→ **WHAT NEEDS TO BE DONE**
Emit the entire listing verbatim.

→ **DATA EXTRACT**
━━━━━━━━━━━━━━━━

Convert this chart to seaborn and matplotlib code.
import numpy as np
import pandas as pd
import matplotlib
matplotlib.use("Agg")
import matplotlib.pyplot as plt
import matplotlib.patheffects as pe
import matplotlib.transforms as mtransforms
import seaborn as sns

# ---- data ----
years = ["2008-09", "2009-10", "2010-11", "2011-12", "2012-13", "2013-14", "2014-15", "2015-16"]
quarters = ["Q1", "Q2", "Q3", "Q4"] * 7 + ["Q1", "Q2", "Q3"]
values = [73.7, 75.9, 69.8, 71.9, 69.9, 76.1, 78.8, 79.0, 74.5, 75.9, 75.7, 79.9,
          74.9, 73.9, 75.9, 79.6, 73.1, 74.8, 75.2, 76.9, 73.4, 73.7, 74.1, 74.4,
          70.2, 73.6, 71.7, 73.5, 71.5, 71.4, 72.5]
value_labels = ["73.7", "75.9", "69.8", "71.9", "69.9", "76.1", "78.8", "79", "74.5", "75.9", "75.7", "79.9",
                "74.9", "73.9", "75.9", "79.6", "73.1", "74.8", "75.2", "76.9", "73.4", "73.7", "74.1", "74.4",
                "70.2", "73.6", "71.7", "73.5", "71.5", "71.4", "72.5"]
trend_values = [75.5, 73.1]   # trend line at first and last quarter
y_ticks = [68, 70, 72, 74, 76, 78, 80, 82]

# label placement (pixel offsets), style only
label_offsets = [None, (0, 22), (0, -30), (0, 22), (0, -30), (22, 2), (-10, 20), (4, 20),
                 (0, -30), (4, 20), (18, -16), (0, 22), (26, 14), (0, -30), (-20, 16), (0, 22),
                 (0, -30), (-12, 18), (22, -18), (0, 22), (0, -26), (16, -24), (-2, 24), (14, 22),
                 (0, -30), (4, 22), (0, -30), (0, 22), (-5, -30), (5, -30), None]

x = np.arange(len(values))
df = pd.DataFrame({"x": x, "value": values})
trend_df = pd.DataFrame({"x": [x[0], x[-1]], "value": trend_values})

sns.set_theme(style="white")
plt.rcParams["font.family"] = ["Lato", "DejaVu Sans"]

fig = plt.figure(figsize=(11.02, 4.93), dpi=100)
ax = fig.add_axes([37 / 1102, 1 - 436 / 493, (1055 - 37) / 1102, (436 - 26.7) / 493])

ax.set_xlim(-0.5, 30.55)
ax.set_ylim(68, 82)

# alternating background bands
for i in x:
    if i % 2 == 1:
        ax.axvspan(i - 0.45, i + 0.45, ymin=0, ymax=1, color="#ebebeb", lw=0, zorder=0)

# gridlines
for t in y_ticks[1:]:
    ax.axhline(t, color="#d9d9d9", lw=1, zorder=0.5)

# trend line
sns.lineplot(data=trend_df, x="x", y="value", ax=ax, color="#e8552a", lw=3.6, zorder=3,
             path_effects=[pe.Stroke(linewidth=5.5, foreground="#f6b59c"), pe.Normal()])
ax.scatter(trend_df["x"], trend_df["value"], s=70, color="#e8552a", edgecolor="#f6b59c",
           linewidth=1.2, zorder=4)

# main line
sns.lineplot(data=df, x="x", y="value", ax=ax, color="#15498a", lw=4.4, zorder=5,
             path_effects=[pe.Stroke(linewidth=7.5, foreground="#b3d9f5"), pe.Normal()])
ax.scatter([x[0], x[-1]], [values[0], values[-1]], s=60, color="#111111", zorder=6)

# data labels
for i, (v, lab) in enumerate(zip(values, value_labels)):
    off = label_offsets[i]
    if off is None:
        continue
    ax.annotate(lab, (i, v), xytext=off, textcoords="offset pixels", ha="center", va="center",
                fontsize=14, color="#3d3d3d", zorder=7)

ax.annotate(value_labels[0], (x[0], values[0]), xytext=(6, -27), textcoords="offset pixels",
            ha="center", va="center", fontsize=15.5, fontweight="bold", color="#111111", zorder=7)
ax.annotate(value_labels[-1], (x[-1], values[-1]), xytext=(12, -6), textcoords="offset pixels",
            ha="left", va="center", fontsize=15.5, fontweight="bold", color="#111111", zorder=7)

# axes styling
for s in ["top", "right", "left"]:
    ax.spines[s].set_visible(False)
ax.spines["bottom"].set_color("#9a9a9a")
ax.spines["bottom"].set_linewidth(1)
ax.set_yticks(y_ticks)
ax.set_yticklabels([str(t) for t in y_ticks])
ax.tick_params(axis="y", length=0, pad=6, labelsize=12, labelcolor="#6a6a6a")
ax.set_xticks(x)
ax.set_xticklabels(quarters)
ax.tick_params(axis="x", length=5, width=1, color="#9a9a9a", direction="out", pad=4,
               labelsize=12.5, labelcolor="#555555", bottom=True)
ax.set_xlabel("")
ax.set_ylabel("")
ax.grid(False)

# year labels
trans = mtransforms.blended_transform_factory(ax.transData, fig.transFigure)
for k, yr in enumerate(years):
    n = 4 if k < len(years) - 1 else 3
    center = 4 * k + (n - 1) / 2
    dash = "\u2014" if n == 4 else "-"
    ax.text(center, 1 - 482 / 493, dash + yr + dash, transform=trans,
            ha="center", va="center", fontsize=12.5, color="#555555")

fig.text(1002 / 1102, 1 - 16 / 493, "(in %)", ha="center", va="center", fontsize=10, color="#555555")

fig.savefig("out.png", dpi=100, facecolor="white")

━━━━━━━━━━━━━━━━

→ **RESPONSE FOR THIS EXERCISE**
Convert this chart to seaborn and matplotlib code.
import numpy as np
import pandas as pd
import matplotlib
matplotlib.use("Agg")
import matplotlib.pyplot as plt
import matplotlib.patheffects as pe
import matplotlib.transforms as mtransforms
import seaborn as sns

# ---- data ----
years = ["2008-09", "2009-10", "2010-11", "2011-12", "2012-13", "2013-14", "2014-15", "2015-16"]
quarters = ["Q1", "Q2", "Q3", "Q4"] * 7 + ["Q1", "Q2", "Q3"]
values = [73.7, 75.9, 69.8, 71.9, 69.9, 76.1, 78.8, 79.0, 74.5, 75.9, 75.7, 79.9,
          74.9, 73.9, 75.9, 79.6, 73.1, 74.8, 75.2, 76.9, 73.4, 73.7, 74.1, 74.4,
          70.2, 73.6, 71.7, 73.5, 71.5, 71.4, 72.5]
value_labels = ["73.7", "75.9", "69.8", "71.9", "69.9", "76.1", "78.8", "79", "74.5", "75.9", "75.7", "79.9",
                "74.9", "73.9", "75.9", "79.6", "73.1", "74.8", "75.2", "76.9", "73.4", "73.7", "74.1", "74.4",
                "70.2", "73.6", "71.7", "73.5", "71.5", "71.4", "72.5"]
trend_values = [75.5, 73.1]   # trend line at first and last quarter
y_ticks = [68, 70, 72, 74, 76, 78, 80, 82]

# label placement (pixel offsets), style only
label_offsets = [None, (0, 22), (0, -30), (0, 22), (0, -30), (22, 2), (-10, 20), (4, 20),
                 (0, -30), (4, 20), (18, -16), (0, 22), (26, 14), (0, -30), (-20, 16), (0, 22),
                 (0, -30), (-12, 18), (22, -18), (0, 22), (0, -26), (16, -24), (-2, 24), (14, 22),
                 (0, -30), (4, 22), (0, -30), (0, 22), (-5, -30), (5, -30), None]

x = np.arange(len(values))
df = pd.DataFrame({"x": x, "value": values})
trend_df = pd.DataFrame({"x": [x[0], x[-1]], "value": trend_values})

sns.set_theme(style="white")
plt.rcParams["font.family"] = ["Lato", "DejaVu Sans"]

fig = plt.figure(figsize=(11.02, 4.93), dpi=100)
ax = fig.add_axes([37 / 1102, 1 - 436 / 493, (1055 - 37) / 1102, (436 - 26.7) / 493])

ax.set_xlim(-0.5, 30.55)
ax.set_ylim(68, 82)

# alternating background bands
for i in x:
    if i % 2 == 1:
        ax.axvspan(i - 0.45, i + 0.45, ymin=0, ymax=1, color="#ebebeb", lw=0, zorder=0)

# gridlines
for t in y_ticks[1:]:
    ax.axhline(t, color="#d9d9d9", lw=1, zorder=0.5)

# trend line
sns.lineplot(data=trend_df, x="x", y="value", ax=ax, color="#e8552a", lw=3.6, zorder=3,
             path_effects=[pe.Stroke(linewidth=5.5, foreground="#f6b59c"), pe.Normal()])
ax.scatter(trend_df["x"], trend_df["value"], s=70, color="#e8552a", edgecolor="#f6b59c",
           linewidth=1.2, zorder=4)

# main line
sns.lineplot(data=df, x="x", y="value", ax=ax, color="#15498a", lw=4.4, zorder=5,
             path_effects=[pe.Stroke(linewidth=7.5, foreground="#b3d9f5"), pe.Normal()])
ax.scatter([x[0], x[-1]], [values[0], values[-1]], s=60, color="#111111", zorder=6)

# data labels
for i, (v, lab) in enumerate(zip(values, value_labels)):
    off = label_offsets[i]
    if off is None:
        continue
    ax.annotate(lab, (i, v), xytext=off, textcoords="offset pixels", ha="center", va="center",
                fontsize=14, color="#3d3d3d", zorder=7)

ax.annotate(value_labels[0], (x[0], values[0]), xytext=(6, -27), textcoords="offset pixels",
            ha="center", va="center", fontsize=15.5, fontweight="bold", color="#111111", zorder=7)
ax.annotate(value_labels[-1], (x[-1], values[-1]), xytext=(12, -6), textcoords="offset pixels",
            ha="left", va="center", fontsize=15.5, fontweight="bold", color="#111111", zorder=7)

# axes styling
for s in ["top", "right", "left"]:
    ax.spines[s].set_visible(False)
ax.spines["bottom"].set_color("#9a9a9a")
ax.spines["bottom"].set_linewidth(1)
ax.set_yticks(y_ticks)
ax.set_yticklabels([str(t) for t in y_ticks])
ax.tick_params(axis="y", length=0, pad=6, labelsize=12, labelcolor="#6a6a6a")
ax.set_xticks(x)
ax.set_xticklabels(quarters)
ax.tick_params(axis="x", length=5, width=1, color="#9a9a9a", direction="out", pad=4,
               labelsize=12.5, labelcolor="#555555", bottom=True)
ax.set_xlabel("")
ax.set_ylabel("")
ax.grid(False)

# year labels
trans = mtransforms.blended_transform_factory(ax.transData, fig.transFigure)
for k, yr in enumerate(years):
    n = 4 if k < len(years) - 1 else 3
    center = 4 * k + (n - 1) / 2
    dash = "\u2014" if n == 4 else "-"
    ax.text(center, 1 - 482 / 493, dash + yr + dash, transform=trans,
            ha="center", va="center", fontsize=12.5, color="#555555")

fig.text(1002 / 1102, 1 - 16 / 493, "(in %)", ha="center", va="center", fontsize=10, color="#555555")

fig.savefig("out.png", dpi=100, facecolor="white")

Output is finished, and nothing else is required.